Verify the Megatron extras:

python -c "
import transformer_engine.pytorch  # noqa: F401
print('transformer-engine: OK')
try:
    from apex.normalization import FusedLayerNorm  # noqa: F401
    print('apex: OK')
except ImportError:
    print('apex: not installed (Torch Norm fallback)')
"

Step 6: Verify installation

python -c "
import astraflow, torch, transformers
print(f'astraflow:    {astraflow.version.__version__}')
print(f'torch:        {torch.__version__}, CUDA: {torch.cuda.is_available()}, GPUs: {torch.cuda.device_count()}')
print(f'transformers: {transformers.__version__}')
"

Verify Flash Attention and SGLang:

python -c "
import flash_attn, sglang
print(f'flash-attn: {flash_attn.__version__}')
print(f'sglang:     {sglang.__version__}')
"

Option B: Docker

Pre-built images are published on Docker Hub — they skip the from-source steps above entirely. Requires the NVIDIA Container Toolkit so --gpus all works. Choose the image by training backend:

# FSDP backend (default) — covers most recipes
docker run --gpus all --net=host --shm-size=512g --ulimit nofile=65536:65536 -it astraflowai/astraflow:v0.1.1

# Megatron-LM backend — adds Transformer Engine + apex (Step 5 above, pre-built in).
# Use this for `backend: megatron` (TP/PP/EP, MoE, large models).
docker run --gpus all --net=host --shm-size=512g --ulimit nofile=65536:65536 -it astraflowai/astraflow:v0.1.1.megatron

Note on --shm-size: this sets the size of the container’s /dev/shm. A recipe run co-locates the trainer, RaaS, and SGLang in a single container, all sharing one /dev/shm — in particular RaaS stages received model weights under /dev/shm/astraflow_weights during weight transfer. The container default (64 MB) and small values such as 16g are far too small and cause OSError: [Errno 28] No space left on device during training on 8B-scale recipes. Size /dev/shm generously (512g above). It is a tmpfs cap, not a reservation, so it only consumes host RAM as actually used — set it to a value comfortably below host RAM.

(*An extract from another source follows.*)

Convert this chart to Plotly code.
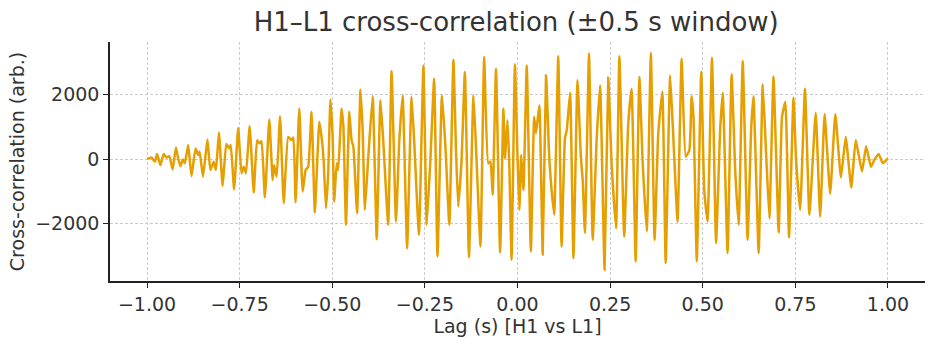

Note on --ulimit nofile: a recipe run drives many concurrent rollouts whose reward workers open a large number of file descriptors. The container’s default nofile soft limit (1024) is far too low and the reward pool fails with [Errno 24] Too many open files. Raise it with --ulimit nofile=65536:65536.

The image bundles astraflow, SGLang, and flash-attn. Pin a version tag (v0.1.1) for reproducibility; :latest tracks the most recent release. See docker/README.md for build details and the NVIDIA Container Toolkit install guide.